Taking the lead from other fast food restaurants like McDonalds, Wendy’s and Burger King, Dairy Queen has reportedly decided to nix sugary drinks from the kids’ menu.
While we’re still waiting for confirmation about the menu update from the company, the Center for Science in the Public Interest and other consumer groups are reporting that the Minneapolis-based subsidiary of Berkshire Hathaway is joining an ever-growing list of fast-food restaurants no longer serving soda as an option with kids’ meals.
“Dairy Queen deserves credit for being responsive to the concerns of parents, who increasingly want to be able to order off the kids’ menu without having to say ‘no’ to soda,” Margo Wootan, director of nutrition policy at CSPI said in a statement.
According to Wootan, the decision to remove soda from the kids menu was approved unanimously by DQ’s Franchise Advisory Council.
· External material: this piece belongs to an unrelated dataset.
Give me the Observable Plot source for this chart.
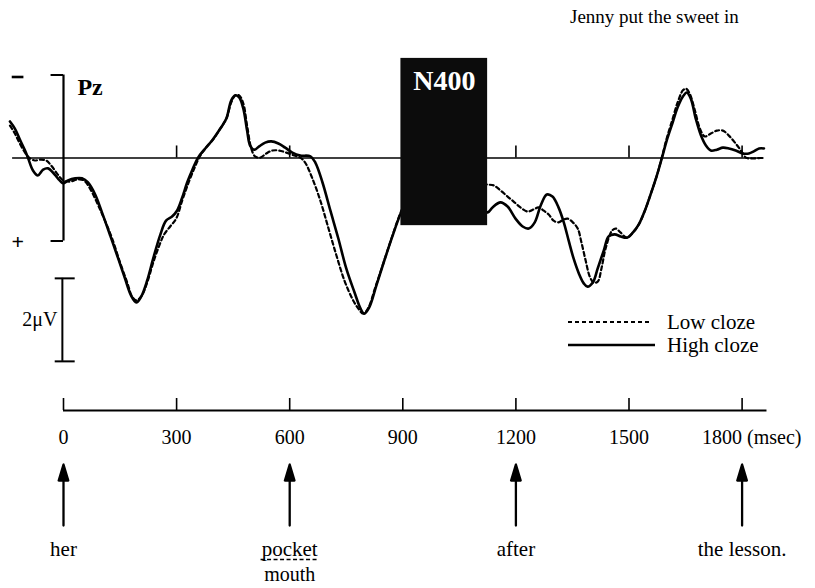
<!DOCTYPE html>
<html>
<head>
<meta charset="utf-8">
<script src="https://cdn.jsdelivr.net/npm/d3@7"></script>
<script src="https://cdn.jsdelivr.net/npm/@observablehq/plot@0.6"></script>
<style>
  html, body { margin: 0; padding: 0; background: #fff; }
  #chart { position: relative; width: 815px; height: 588px; background: #fff; overflow: hidden;
           font-family: "Liberation Serif", "Times New Roman", serif; color: #000; }
  #chart > svg { position: absolute; left: 0; }
  #title { position: absolute; left: 570px; top: 6px; font-size: 19px; white-space: nowrap; }
  .leg { position: absolute; left: 566px; height: 24px; display: flex; align-items: center; font-size: 21px; white-space: nowrap; }
  .leg svg { width: 92px; height: 10px; margin-right: 9px; }
</style>
</head>
<body>
<div id="chart">
  <div id="title">Jenny put the sweet in</div>
</div>
<script>
// ---------------- DATA ----------------
// Pz ERP, time in ms, amplitude in µV (negative plotted up)
const highClozeMs = [-142,-129,-116,-102,-94,-81,-68,-54,-41,-28,-15,-1,12,31,49,65,84,102,124,145,163,179,193,206,222,238,256,272,288,301,315,328,341,357,376,394,416,432,445,456,466,477,487,495,506,519,535,551,570,588,607,628,655,668,687,708,729,750,772,788,798,811,830,851,873,894,904,934,960,987,1013,1040,1066,1093,1125,1138,1159,1178,1199,1218,1234,1250,1266,1282,1297,1313,1327,1340,1353,1367,1380,1390,1404,1417,1433,1446,1462,1478,1494,1510,1526,1542,1558,1574,1587,1600,1616,1629,1643,1653,1664,1677,1691,1704,1717,1733,1749,1765,1783,1802,1818,1831,1845,1858];
const highClozeUV = [-0.88,-0.71,-0.45,-0.18,0.0,0.30,0.42,0.28,0.25,0.35,0.49,0.61,0.54,0.49,0.49,0.59,0.88,1.31,1.87,2.42,2.90,3.31,3.48,3.34,2.95,2.42,1.87,1.51,1.41,1.27,0.95,0.59,0.30,-0.01,-0.23,-0.42,-0.71,-0.95,-1.39,-1.51,-1.46,-1.19,-0.66,-0.30,-0.20,-0.28,-0.37,-0.40,-0.35,-0.25,-0.13,-0.06,-0.04,0.11,0.59,1.27,1.94,2.66,3.24,3.63,3.75,3.60,3.07,2.47,1.87,1.34,1.14,0.78,0.54,0.49,0.59,0.78,1.02,1.22,1.31,1.19,1.07,1.17,1.46,1.65,1.70,1.55,1.14,0.88,0.93,1.19,1.55,1.99,2.42,2.78,3.02,3.10,3.00,2.66,2.23,1.89,1.84,1.89,1.92,1.80,1.60,1.27,0.86,0.42,0.01,-0.42,-0.86,-1.22,-1.48,-1.58,-1.43,-0.95,-0.54,-0.30,-0.18,-0.20,-0.25,-0.23,-0.18,-0.11,-0.11,-0.16,-0.23,-0.23];

const lowClozeMs = [-142,-129,-116,-102,-89,-76,-62,-46,-31,-15,-1,17,36,54,73,92,110,129,150,169,182,193,206,222,238,254,267,283,299,315,331,347,360,376,397,416,432,445,456,466,477,487,498,508,522,538,554,572,591,612,628,641,660,681,703,724,745,766,782,795,809,827,849,870,891,904,934,960,987,1013,1040,1066,1093,1125,1141,1159,1178,1194,1212,1231,1247,1260,1274,1287,1300,1313,1327,1337,1351,1364,1374,1385,1396,1406,1417,1427,1438,1455,1465,1478,1494,1510,1526,1542,1558,1574,1587,1600,1616,1629,1643,1651,1661,1675,1688,1701,1717,1733,1749,1765,1781,1797,1810,1823,1836,1849,1858];
const lowClozeUV = [-0.78,-0.59,-0.35,-0.13,0.01,0.06,0.04,0.06,0.20,0.40,0.54,0.57,0.52,0.54,0.78,1.14,1.51,1.94,2.52,3.00,3.34,3.43,3.34,3.00,2.52,2.11,1.84,1.65,1.46,1.02,0.61,0.25,-0.01,-0.23,-0.45,-0.71,-0.95,-1.34,-1.51,-1.51,-1.31,-0.78,-0.23,-0.04,-0.01,-0.11,-0.18,-0.18,-0.13,-0.06,-0.01,0.11,0.49,1.02,1.70,2.35,2.95,3.39,3.63,3.75,3.60,3.12,2.52,1.94,1.39,1.14,0.78,0.59,0.49,0.49,0.54,0.59,0.61,0.64,0.66,0.78,0.93,1.05,1.19,1.29,1.24,1.19,1.27,1.36,1.51,1.55,1.48,1.46,1.55,1.70,2.04,2.47,2.86,3.00,2.98,2.66,2.18,1.75,1.70,1.80,1.92,1.80,1.60,1.27,0.86,0.42,-0.01,-0.47,-0.95,-1.34,-1.63,-1.67,-1.55,-1.14,-0.71,-0.52,-0.59,-0.66,-0.66,-0.54,-0.37,-0.18,-0.01,0.01,0.01,0.0,0.0];

const n400Window = {start: 895, end: 1125, top: -2.4, bottom: 1.63, label: "N400"};
const baselineSpan = [-135, 1858];                 // ms
const epochTicks = [300, 600, 900, 1200, 1500, 1800]; // ms ticks on the baseline
const bracketRange = [-2, 2];                      // µV (− up, + down)
const calibration = [2.9, 4.9];                    // 2 µV calibration bar
const axisTicks = [0, 300, 600, 900, 1200, 1500, 1800];
const axisLabels = ["0", "300", "600", "900", "1200", "1500", "1800 (msec)"];
const words = [
  {t: 0, word: "her"},
  {t: 600, word: "pocket"},
  {t: 1200, word: "after"},
  {t: 1800, word: "the lesson."}
];
const altWords = [{t: 600, word: "mouth"}];

// ---------------- TABLES ----------------
const high = highClozeMs.map((t, i) => ({t, v: highClozeUV[i]}));
const low = lowClozeMs.map((t, i) => ({t, v: lowClozeUV[i]}));

const FONT = "Liberation Serif, Times New Roman, serif";
const X = {domain: [-150, 1900], axis: null};
const ML = 6.45, MR = 35.7;

// ---------------- TOP: ERP ----------------
const topPlot = Plot.plot({
  width: 815, height: 390,
  marginLeft: ML, marginRight: MR, marginTop: 0, marginBottom: 0,
  x: X,
  y: {domain: [-3.795, 5.602], reverse: true, axis: null},
  style: {fontFamily: FONT, background: "transparent", overflow: "visible", color: "#000"},
  marks: [
    Plot.ruleY([0], {x1: baselineSpan[0], x2: baselineSpan[1], stroke: "#000", strokeWidth: 1.7}),
    Plot.ruleX(epochTicks, {x: d => d, y1: 0, y2: -0.29, stroke: "#000", strokeWidth: 1.6}),
    // polarity bracket
    Plot.ruleX([0], {y1: bracketRange[0], y2: bracketRange[1], stroke: "#000", strokeWidth: 2.2}),
    Plot.ruleY(bracketRange, {y: d => d, x1: -33, x2: 0, stroke: "#000", strokeWidth: 2}),
    Plot.ruleY([bracketRange[0]], {y: d => d, x1: -136, x2: -105, dy: 2, stroke: "#000", strokeWidth: 2.6}),
    Plot.text(["+"], {x: -121, y: bracketRange[1], text: d => d, fontSize: 22, fontWeight: "bold", dy: 1}),
    Plot.text(["Pz"], {x: 37, y: -1.70, text: d => d, textAnchor: "start", fontSize: 24, fontWeight: "bold"}),
    // calibration bar
    Plot.ruleX([-3], {y1: calibration[0], y2: calibration[1], stroke: "#000", strokeWidth: 2}),
    Plot.ruleY(calibration, {y: d => d, x1: -22, x2: 31, stroke: "#000", strokeWidth: 2}),
    Plot.text(["2μV"], {x: -16, y: (calibration[0] + calibration[1]) / 2, text: d => d, textAnchor: "end", fontSize: 20}),
    // waveforms
    Plot.line(low, {x: "t", y: "v", curve: "catmull-rom", stroke: "#000", strokeWidth: 2.2, strokeDasharray: "4,3"}),
    Plot.line(high, {x: "t", y: "v", curve: "catmull-rom", stroke: "#000", strokeWidth: 2.6}),
    // N400 window
    Plot.rect([n400Window], {x1: "start", x2: "end", y1: "top", y2: "bottom", fill: "#0c0c0c"}),
    Plot.text([n400Window], {x: d => (d.start + d.end) / 2, y: "top", text: "label", fill: "#fff",
      fontSize: 28, fontWeight: "bold", dy: 23})
  ]
});
topPlot.style.top = "0px";
document.getElementById("chart").appendChild(topPlot);

// ---------------- BOTTOM: word timeline ----------------
const arrowShape = {
  draw(context, l) {
    context.moveTo(0, 0);
    context.lineTo(0, -l + 10);
    context.moveTo(0, -l);
    context.lineTo(-4.8, -l + 16);
    context.lineTo(4.8, -l + 16);
    context.closePath();
  }
};

const bottomPlot = Plot.plot({
  width: 815, height: 198,
  marginLeft: ML, marginRight: MR, marginTop: 20, marginBottom: 0,
  x: X,
  y: {domain: [0, 178], range: [20, 198], axis: null},
  style: {fontFamily: FONT, background: "transparent", overflow: "visible", color: "#000"},
  marks: [
    Plot.ruleY([0], {x1: axisTicks[0], x2: 1866, stroke: "#000", strokeWidth: 2}),
    Plot.ruleX(axisTicks, {x: d => d, y1: -12, y2: 0, stroke: "#000", strokeWidth: 1.6}),
    Plot.text(axisTicks.slice(0, -1), {x: d => d, y: 27, text: (d, i) => axisLabels[i], fontSize: 20}),
    Plot.text(axisTicks.slice(-1), {x: d => d, y: 27, text: () => axisLabels[axisLabels.length - 1],
      textAnchor: "start", dx: -40, fontSize: 20}),
    Plot.vector(words, {x: "t", y: 115, length: 61, anchor: "start", rotate: 0, shape: arrowShape,
      stroke: "#000", fill: "#000", strokeWidth: 2.3}),
    Plot.text(words, {x: "t", y: 139, text: "word", fontSize: 21}),
    Plot.ruleY(altWords, {x1: d => d.t - 76, x2: d => d.t + 76, y: 149, stroke: "#000", strokeWidth: 1.6, strokeDasharray: "4,2.5"}),
    Plot.text(altWords, {x: "t", y: 164, text: "word", fontSize: 20})
  ]
});
bottomPlot.style.top = "390px";
document.getElementById("chart").appendChild(bottomPlot);

// ---------------- LEGEND ----------------
const legendItems = [
  {label: "Low cloze", dash: "4,3", top: 310},
  {label: "High cloze", dash: null, top: 333}
];
for (const item of legendItems) {
  const row = document.createElement("div");
  row.className = "leg";
  row.style.top = item.top + "px";
  row.innerHTML = `<svg viewBox="0 0 92 10"><line x1="2" y1="5" x2="${item.dash ? 84 : 89}" y2="5" stroke="#000" stroke-width="${item.dash ? 2.2 : 2.6}" ${item.dash ? `stroke-dasharray="${item.dash}"` : ""}/></svg><span>${item.label}</span>`;
  document.getElementById("chart").appendChild(row);
}
</script>
</body>
</html>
The removal of all soda (or pop, Coke, cola, fizzy brown stuff) from the DQ kids’ menu is expected to take place by September 1. The company’s current kids’ menu offers milk, soft drinks and the ice drink Arctic Rush as options to complete meals.
The Food Justice campaign from Momsrising.org, a grassroots organization, was quick to applaud DQ’s move, saying the company is now doing its part to keep America’s kids healthy.
“Ensuring that our children can make healthy choices is an important part of raising them,” Monifa Bandele, senior campaign director with the group, says in a statement [PDF]. “When restaurants offer up sugary drinks as a default choice, it undermines those efforts.”
Consumerist’s request for confirmation and comment to Dairy Queen was not immediately returned.